Monday, December 24, 2018

Creating Friction-filled Problems To Feel Alive


            We have all learned at one time or another that sometimes it is important to postpone gratification if we want to achieve the greatest rewards in life.  But sometimes it goes further than that.  Sometimes not postponing gratification can lead to negative unintended consequences.  If a child eats his desert before his main meal, he loses his appetite for the truly nutritious part of the meal.  If Congress cuts taxes without cutting expenditures, the national debt can rise dramatically.  If a couple decides to make love before they can have access to protection, an unwanted pregnancy or the transmission of disease can result.

            What we are talking about here is thinking in the short term vs. thinking in the long term.  In many areas of life today, people are focused on short term desires rather than long term desires.  One can simply write this off as hedonism, but hedonism is a descriptive moral term rather than an explanatory term.  If we are concerned about the effects of these attitudes, then we have to try and understand the causes behind them.

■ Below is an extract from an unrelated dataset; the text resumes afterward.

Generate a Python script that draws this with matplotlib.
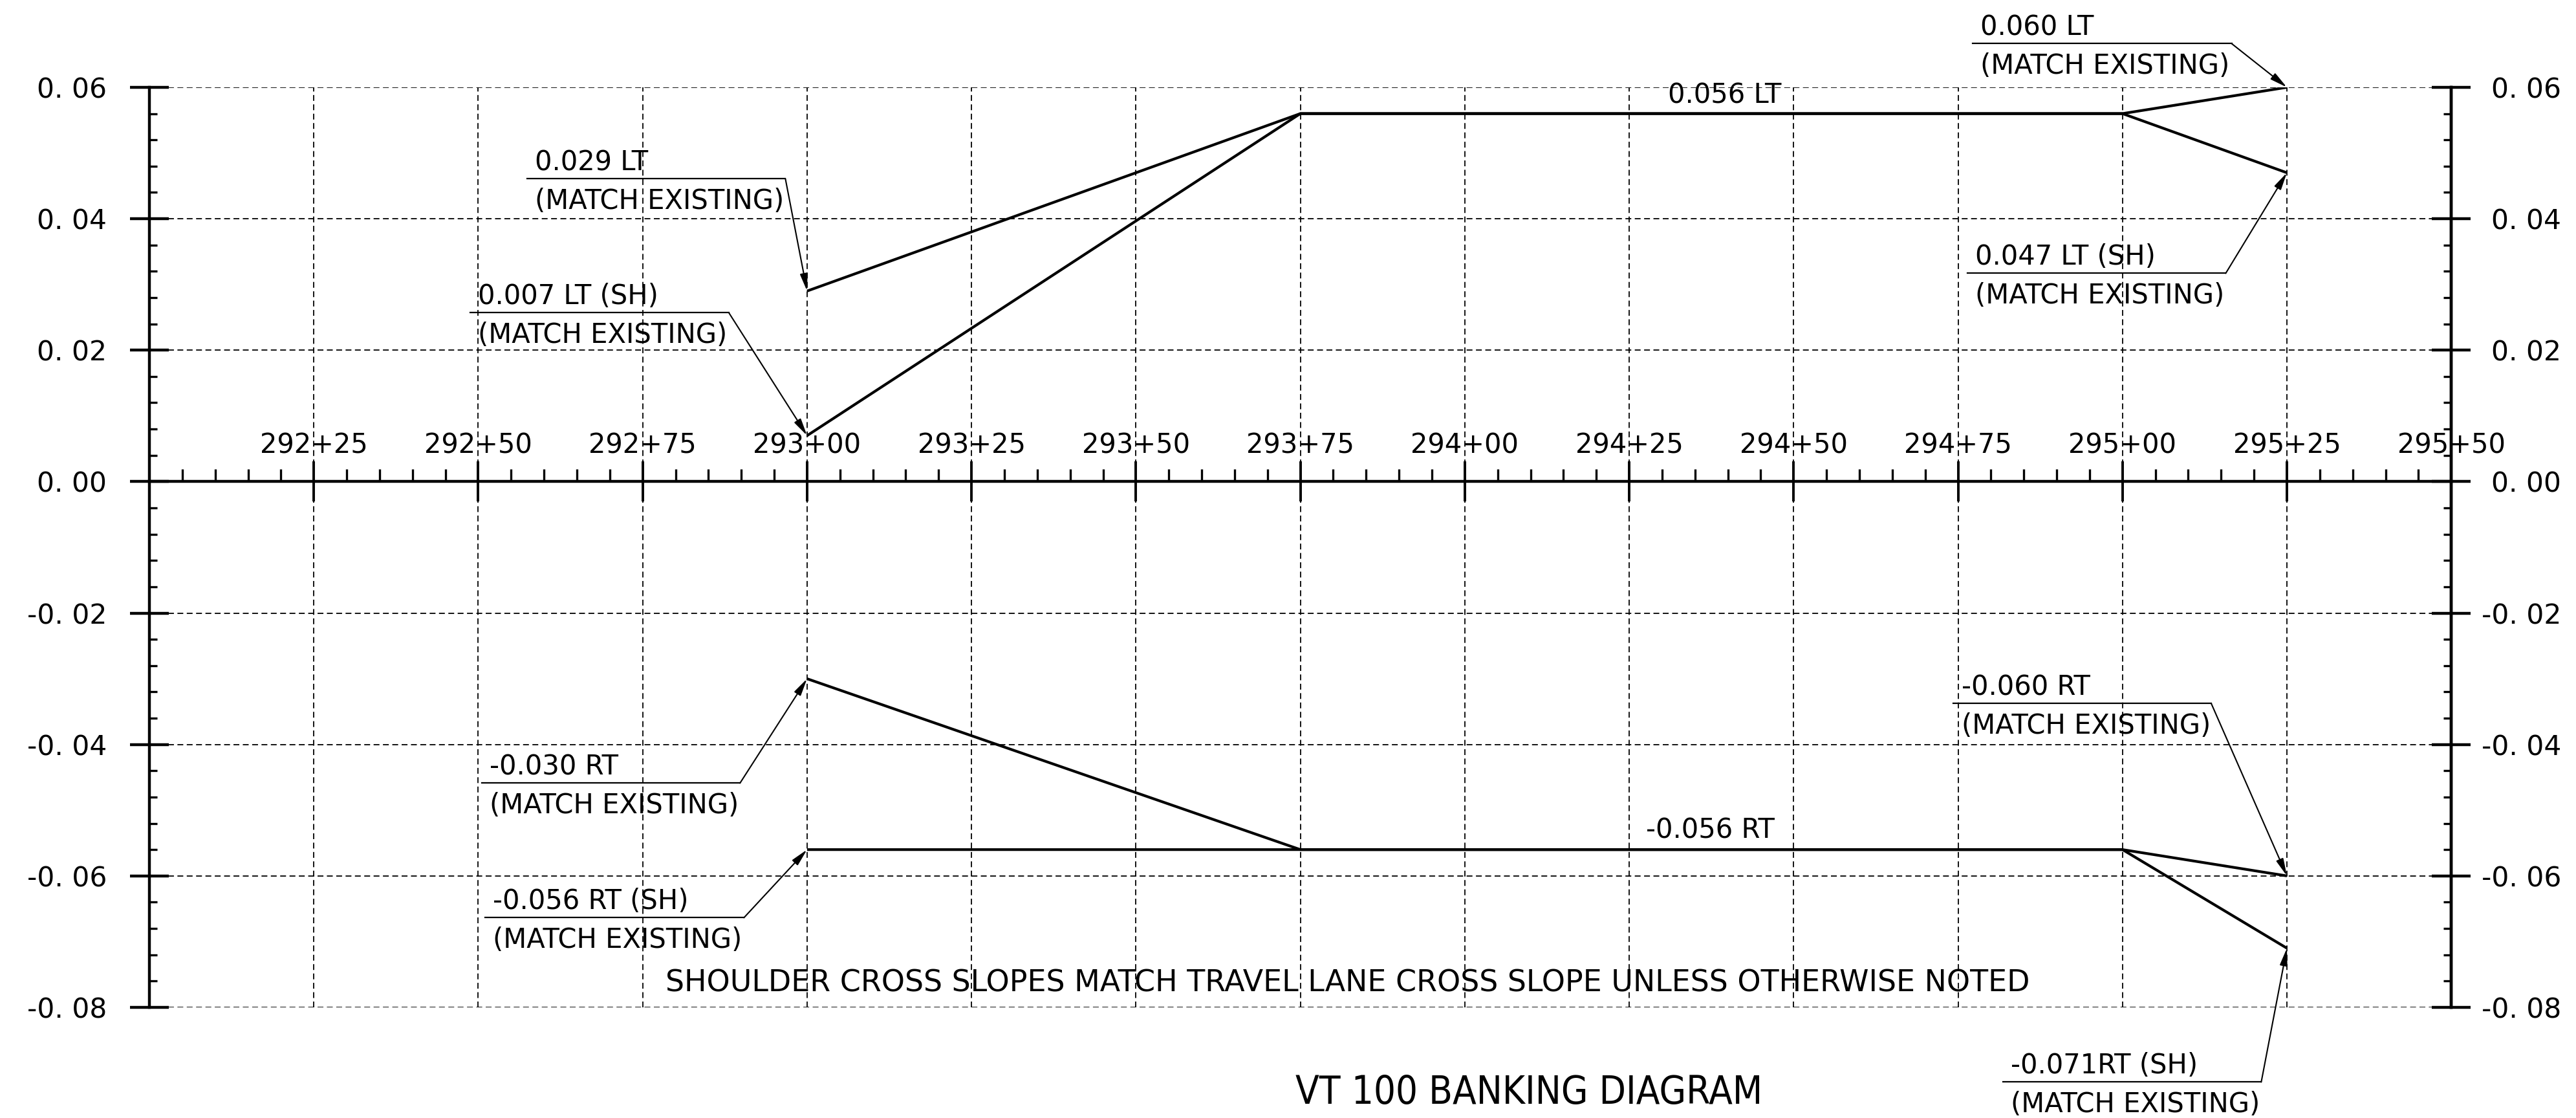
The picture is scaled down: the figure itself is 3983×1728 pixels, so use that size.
import matplotlib
matplotlib.use('Agg')
import matplotlib.pyplot as plt
from matplotlib.ticker import MultipleLocator

plt.rcParams['font.family'] = ['DejaVu Sans']

# ---------------- data ----------------
stations = [29300, 29375, 29500, 29525]
lt_travel = [0.029, 0.056, 0.056, 0.060]
lt_shoulder = [0.007, 0.056, 0.056, 0.047]
rt_travel = [-0.030, -0.056, -0.056, -0.060]
rt_shoulder = [-0.056, -0.056, -0.056, -0.071]

x_major_ticks = list(range(29200, 29551, 25))
x_tick_labels = ['' if v == 29200 else f"{v // 100}+{v % 100:02d}" for v in x_major_ticks]
y_major_ticks = [0.06, 0.04, 0.02, 0.00, -0.02, -0.04, -0.06, -0.08]
y_tick_labels = ['0. 06', '0. 04', '0. 02', '0. 00', '-0. 02', '-0. 04', '-0. 06', '-0. 08']

callout_values = ['0.029 LT', '0.007 LT (SH)', '-0.030 RT', '-0.056 RT (SH)',
                  '0.060 LT', '0.047 LT (SH)', '-0.060 RT', '-0.071RT (SH)']
callout_note = '(MATCH EXISTING)'
callout_sta = [29300, 29300, 29300, 29300, 29525, 29525, 29525, 29525]
callout_val = [0.029, 0.007, -0.030, -0.056, 0.060, 0.047, -0.060, -0.071]

inline_labels = ['0.056 LT', '-0.056 RT']
note_text = 'SHOULDER CROSS SLOPES MATCH TRAVEL LANE CROSS SLOPE UNLESS OTHERWISE NOTED'
title_text = 'VT 100 BANKING DIAGRAM'

# ---------------- layout ----------------
# underline (x0, x1, y) for each callout
callout_underline = [
    (29257.4, 29296.7, 0.04608),
    (29248.8, 29288.1, 0.02570),
    (29250.5, 29289.8, -0.04588),
    (29251.0, 29290.4, -0.06636),
    (29477.2, 29516.6, 0.06665),
    (29476.4, 29515.7, 0.03170),
    (29474.3, 29513.5, -0.03377),
    (29481.8, 29521.1, -0.09137),
]
inline_pos = [(29439.5, 0.056, 11.5), (29437.3, -0.056, 13.0)]

FS = 30
fig = plt.figure(figsize=(39.83, 17.28), dpi=100)
fig.patch.set_facecolor('white')
ax = fig.add_axes([0.0580, 0.0990, 0.8936, 0.8229])
ax.set_xlim(29200, 29550)
ax.set_ylim(-0.08, 0.06)

# spines
for s in ['left', 'right']:
    ax.spines[s].set_linewidth(3.2)
ax.spines['top'].set_position(('data', 0))
ax.spines['top'].set_linewidth(3.2)
ax.spines['bottom'].set_visible(False)

# x axis (along y = 0, labels above)
ax.xaxis.set_ticks_position('top')
ax.set_xticks(x_major_ticks, labels=x_tick_labels)
ax.xaxis.set_minor_locator(MultipleLocator(5))
ax.tick_params(axis='x', which='major', direction='inout', length=45, width=2.8,
               pad=2.5, labelsize=30, top=True, bottom=False,
               labeltop=True, labelbottom=False)
ax.tick_params(axis='x', which='minor', direction='out', length=13.7, width=2.4,
               top=True, bottom=False)

# left y axis
ax.set_yticks(y_major_ticks, labels=y_tick_labels)
ax.yaxis.set_minor_locator(MultipleLocator(0.004))
ax.tick_params(axis='y', which='major', direction='inout', length=43, width=3.2,
               pad=26, labelsize=30.5, left=True, right=False)
ax.tick_params(axis='y', which='minor', direction='in', length=8.6, width=2.4,
               left=True, right=False)

# right y axis
ax2 = ax.twinx()
ax2.set_ylim(-0.08, 0.06)
for s in ['left', 'top', 'bottom']:
    ax2.spines[s].set_visible(False)
ax2.spines['right'].set_linewidth(3.2)
ax2.set_yticks(y_major_ticks, labels=y_tick_labels, ha='right')
ax2.yaxis.set_minor_locator(MultipleLocator(0.004))
ax2.tick_params(axis='y', which='major', direction='inout', length=43, width=3.2,
                pad=101, labelsize=30.5)
ax2.tick_params(axis='y', which='minor', direction='in', length=8.6, width=2.4)

# grid
ax.grid(True, which='major', color='k', lw=1.3, linestyle=(0, (5, 3)))

# data lines
for series in (lt_travel, lt_shoulder, rt_travel, rt_shoulder):
    ax.plot(stations, series, color='k', lw=3.0, solid_capstyle='butt', zorder=3)

# callouts
for i, (x0, x1, yu) in enumerate(callout_underline):
    ax.plot([x0, x1], [yu, yu], color='k', lw=1.6, clip_on=False, zorder=3)
    ax.annotate('', xy=(callout_sta[i], callout_val[i]), xytext=(x1, yu),
                arrowprops=dict(arrowstyle='-|>,head_length=16,head_width=3.5',
                                mutation_scale=1, lw=1.5, color='k',
                                shrinkA=0, shrinkB=0),
                annotation_clip=False, zorder=3)
    ax.annotate(callout_values[i], xy=(x0 + 1.2, yu), xytext=(0, 9.5),
                textcoords='offset points', ha='left', va='baseline',
                fontsize=FS, annotation_clip=False)
    ax.annotate(callout_note, xy=(x0 + 1.2, yu), xytext=(0, -10),
                textcoords='offset points', ha='left', va='top',
                fontsize=FS, annotation_clip=False)

# inline labels
for lab, (xs, ys, off) in zip(inline_labels, inline_pos):
    ax.annotate(lab, xy=(xs, ys), xytext=(0, off), textcoords='offset points',
                ha='center', va='baseline', fontsize=FS)

# note and title
ax.text(29382.2, -0.07758, note_text, ha='center', va='baseline', fontsize=33)
fig.text(0.5935, 0.0127, title_text, ha='center', va='baseline', fontsize=43,
         fontstretch='condensed')

fig.savefig('out.png', dpi=100, facecolor='white')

            I think that there are two approaches that we can take to this situation.  First of all, there is the idea that as life becomes more and more frictionless, as a result of more and more labor-saving devices in the external world and as a result of living more and more in screen reality, both of which create a vacuum-filled alternate field of experience, that we simply become used to a life that gets easier and more frictionless.  And this totally distorts the way we sense things in our lives.  So short-term cravings fill our minds, fill the numbness in which we increasingly live, in order to reconnect to the external world, even if only for brief moments.  People in the American Congress can pass a tax bill that doles out a lot of benefits in the form of tax relief particularly to wealthy people. This is thinking in the short term.  In the long term, the deficit explodes.  But obviously the people who passed this bill weren’t thinking in the long term.  In order to get some temporary financial grounding in the present, the people in the American Congress have created a big tension-pocket for their children’s generation.  Some incredibly abrasive friction in the form of an enormous addition to the national debt.  On the surface, on the one hand, that will certainly pull the children’s generation out of experiential numbness.  But the experience of dealing with paying off even a part of the debt could be so painful, as in the government having to cut many benefits particularly for the middle class and the poor, that the debt could drive the average citizen into the internal numbness of a deep depression.

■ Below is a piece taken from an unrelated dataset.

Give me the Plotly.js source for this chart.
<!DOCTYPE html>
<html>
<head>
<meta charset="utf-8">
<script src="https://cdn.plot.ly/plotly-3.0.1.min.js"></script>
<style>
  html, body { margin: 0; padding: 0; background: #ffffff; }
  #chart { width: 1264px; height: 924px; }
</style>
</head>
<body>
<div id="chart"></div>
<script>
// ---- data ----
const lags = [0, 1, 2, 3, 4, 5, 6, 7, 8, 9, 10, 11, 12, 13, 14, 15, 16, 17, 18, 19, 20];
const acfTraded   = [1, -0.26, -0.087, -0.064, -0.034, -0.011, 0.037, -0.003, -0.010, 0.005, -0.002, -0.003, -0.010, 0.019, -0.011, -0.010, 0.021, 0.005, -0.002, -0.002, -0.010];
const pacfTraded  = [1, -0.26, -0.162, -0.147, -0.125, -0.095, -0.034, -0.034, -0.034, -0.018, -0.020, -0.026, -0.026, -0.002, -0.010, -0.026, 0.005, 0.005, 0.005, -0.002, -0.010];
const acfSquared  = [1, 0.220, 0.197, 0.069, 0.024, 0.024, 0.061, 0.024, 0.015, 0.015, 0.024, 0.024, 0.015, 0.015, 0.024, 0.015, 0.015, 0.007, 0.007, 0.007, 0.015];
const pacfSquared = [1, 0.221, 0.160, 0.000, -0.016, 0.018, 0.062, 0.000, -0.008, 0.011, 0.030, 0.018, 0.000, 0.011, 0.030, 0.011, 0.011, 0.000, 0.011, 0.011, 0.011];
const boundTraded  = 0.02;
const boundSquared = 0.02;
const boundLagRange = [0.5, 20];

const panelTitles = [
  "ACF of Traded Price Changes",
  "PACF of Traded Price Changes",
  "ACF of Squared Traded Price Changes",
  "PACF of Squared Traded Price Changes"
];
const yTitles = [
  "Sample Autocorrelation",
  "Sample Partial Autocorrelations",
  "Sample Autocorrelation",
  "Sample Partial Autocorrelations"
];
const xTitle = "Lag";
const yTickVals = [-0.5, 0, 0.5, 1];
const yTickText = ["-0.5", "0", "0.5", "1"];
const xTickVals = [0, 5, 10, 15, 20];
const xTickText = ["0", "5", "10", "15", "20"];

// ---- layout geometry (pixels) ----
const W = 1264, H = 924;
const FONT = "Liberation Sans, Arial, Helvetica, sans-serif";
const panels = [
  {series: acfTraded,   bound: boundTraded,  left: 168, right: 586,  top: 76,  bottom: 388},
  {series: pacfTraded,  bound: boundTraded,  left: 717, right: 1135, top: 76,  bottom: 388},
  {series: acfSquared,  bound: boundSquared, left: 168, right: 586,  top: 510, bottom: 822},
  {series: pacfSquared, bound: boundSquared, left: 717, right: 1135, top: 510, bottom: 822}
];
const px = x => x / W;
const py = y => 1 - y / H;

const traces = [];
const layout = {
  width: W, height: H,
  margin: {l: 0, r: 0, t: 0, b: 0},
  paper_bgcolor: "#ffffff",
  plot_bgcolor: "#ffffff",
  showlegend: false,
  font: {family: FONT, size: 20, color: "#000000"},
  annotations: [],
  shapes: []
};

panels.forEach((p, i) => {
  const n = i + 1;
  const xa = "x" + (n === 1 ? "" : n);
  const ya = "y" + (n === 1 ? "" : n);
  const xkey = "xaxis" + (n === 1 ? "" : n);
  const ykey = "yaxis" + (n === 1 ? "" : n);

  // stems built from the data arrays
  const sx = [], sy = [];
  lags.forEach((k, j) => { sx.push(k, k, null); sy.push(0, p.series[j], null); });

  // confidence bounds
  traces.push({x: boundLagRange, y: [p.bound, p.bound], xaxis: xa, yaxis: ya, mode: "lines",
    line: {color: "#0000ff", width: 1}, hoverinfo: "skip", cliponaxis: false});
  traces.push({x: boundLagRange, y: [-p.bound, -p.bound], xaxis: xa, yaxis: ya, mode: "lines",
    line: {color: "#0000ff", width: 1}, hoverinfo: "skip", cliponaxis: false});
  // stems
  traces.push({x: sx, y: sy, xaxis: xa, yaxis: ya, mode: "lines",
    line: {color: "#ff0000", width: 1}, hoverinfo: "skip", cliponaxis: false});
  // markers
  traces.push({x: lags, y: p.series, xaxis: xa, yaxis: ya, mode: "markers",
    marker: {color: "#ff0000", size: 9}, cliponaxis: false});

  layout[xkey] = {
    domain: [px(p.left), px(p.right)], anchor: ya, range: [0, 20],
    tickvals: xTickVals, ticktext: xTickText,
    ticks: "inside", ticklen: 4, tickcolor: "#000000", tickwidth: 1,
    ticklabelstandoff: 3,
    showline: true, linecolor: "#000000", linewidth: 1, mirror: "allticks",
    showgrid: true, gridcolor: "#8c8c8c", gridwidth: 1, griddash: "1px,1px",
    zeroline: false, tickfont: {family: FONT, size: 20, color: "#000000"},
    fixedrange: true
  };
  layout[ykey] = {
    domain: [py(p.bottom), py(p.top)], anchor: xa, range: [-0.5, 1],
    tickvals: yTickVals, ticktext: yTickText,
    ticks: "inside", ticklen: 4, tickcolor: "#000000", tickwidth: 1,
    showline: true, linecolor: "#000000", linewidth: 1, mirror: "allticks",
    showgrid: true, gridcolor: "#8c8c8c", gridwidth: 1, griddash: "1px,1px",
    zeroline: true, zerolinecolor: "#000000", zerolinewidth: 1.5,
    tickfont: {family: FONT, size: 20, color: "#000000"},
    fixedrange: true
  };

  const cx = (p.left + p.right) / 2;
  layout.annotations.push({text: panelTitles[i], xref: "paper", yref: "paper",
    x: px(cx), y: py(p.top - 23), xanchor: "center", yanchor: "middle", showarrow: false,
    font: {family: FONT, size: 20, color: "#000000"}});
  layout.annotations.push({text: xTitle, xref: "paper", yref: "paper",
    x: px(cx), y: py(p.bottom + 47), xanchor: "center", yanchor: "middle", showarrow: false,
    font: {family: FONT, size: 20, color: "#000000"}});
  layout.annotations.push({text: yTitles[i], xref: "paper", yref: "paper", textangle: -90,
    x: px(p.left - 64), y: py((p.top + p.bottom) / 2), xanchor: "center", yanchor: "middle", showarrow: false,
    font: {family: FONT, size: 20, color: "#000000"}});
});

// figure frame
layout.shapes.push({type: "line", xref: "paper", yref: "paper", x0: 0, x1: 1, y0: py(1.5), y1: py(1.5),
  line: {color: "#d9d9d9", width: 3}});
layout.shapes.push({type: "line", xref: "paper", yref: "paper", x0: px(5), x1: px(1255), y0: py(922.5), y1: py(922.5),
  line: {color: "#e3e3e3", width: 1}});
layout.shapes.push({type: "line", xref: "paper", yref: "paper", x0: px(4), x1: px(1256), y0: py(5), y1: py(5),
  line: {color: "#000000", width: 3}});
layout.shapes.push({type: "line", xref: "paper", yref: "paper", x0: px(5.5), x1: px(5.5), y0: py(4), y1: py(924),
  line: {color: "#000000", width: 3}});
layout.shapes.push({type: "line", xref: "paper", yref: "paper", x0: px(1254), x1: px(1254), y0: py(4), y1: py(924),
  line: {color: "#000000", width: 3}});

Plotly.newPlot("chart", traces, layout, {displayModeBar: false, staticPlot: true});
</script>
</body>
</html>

            Another angle is to start more from the flavor of the experience within the person rather than on the interactions between the person and modern technology.  As a person today sinks into numbness, he becomes increasingly a free-floating figure in a vacuum.  In order to pull himself out of his numbness, he intermittently takes jabs at solutions within the situation where he finds himself, in order to generate enough friction during isolated moments and in order to relieve himself from his numbness and in order to feel more fully alive during these moments.

            When one is numb, one is in great psychological discomfort.  The discomfort is in itself a defense, although not a healthy one, to help one feel more alive within the numbness. A terrible tension pocket of abrasive overstimulation to help a person fight the numbing understimulation of a vacuum.  The only defense against the discomfort is to push the causes of the pain into the external world.

            So we can say that thinking in terms of the short term is a way to simultaneously ground oneself intermittently by landing on short term solutions to different abrasive irritations, both real and imagined, as well as a way to create stimulation through the process of generating organic friction in order to get rid of perceived abrasive friction.  The only problem is that short-term solutions to abrasive friction, are, in the long run, just temporary solutions to secondary problems.  The real problem is the experiential numbness that underlies a lot of human life in the modern world.  Yes, tension-pockets of overstimulation – the waste products and unintended consequences of the technology we use to make life easier and more frictionless – are not forms of abrasive friction we purposely search out.  But other forms of abrasive friction are forms of stimulation that we do search out to pull us out of the fundamental numbness that is the experiential foundation of modern technological society.  Most obviously motorcycles, hot rods, motorboats, and modern electric guitars among other sources.  But also there are those situations that we call self-destructive where we do things to defeat our ostensive goals and then have to live with the ongoing abrasive emotional stimulation of disappointment as well as the uncomfortable external world situations that result.  Big chronic problems can result, which, on one level we welcome to fight the numbness from a perfectly frictionless life.  On another level, these chronic problems not only offer a defense against numbness, but they offer opportunities to find short-term solutions through generating organic friction to temporarily eliminate the effects of abrasive friction.

            It is sad that people need to find ways to self-destruct in order to dedicate themselves to find solutions to the problems they have created for themselves and then, using the combination of self-created problems and self-created solutions to pull themselves out of their numbness and feel alive.  Maybe what this tells us is that a certain amount of healthy organic friction from grounded more traditional more natural environments is necessary in order to live psychologically more healthy lives.  The search for a perfectly frictionless life is one that can only lead to continuing major problems for people.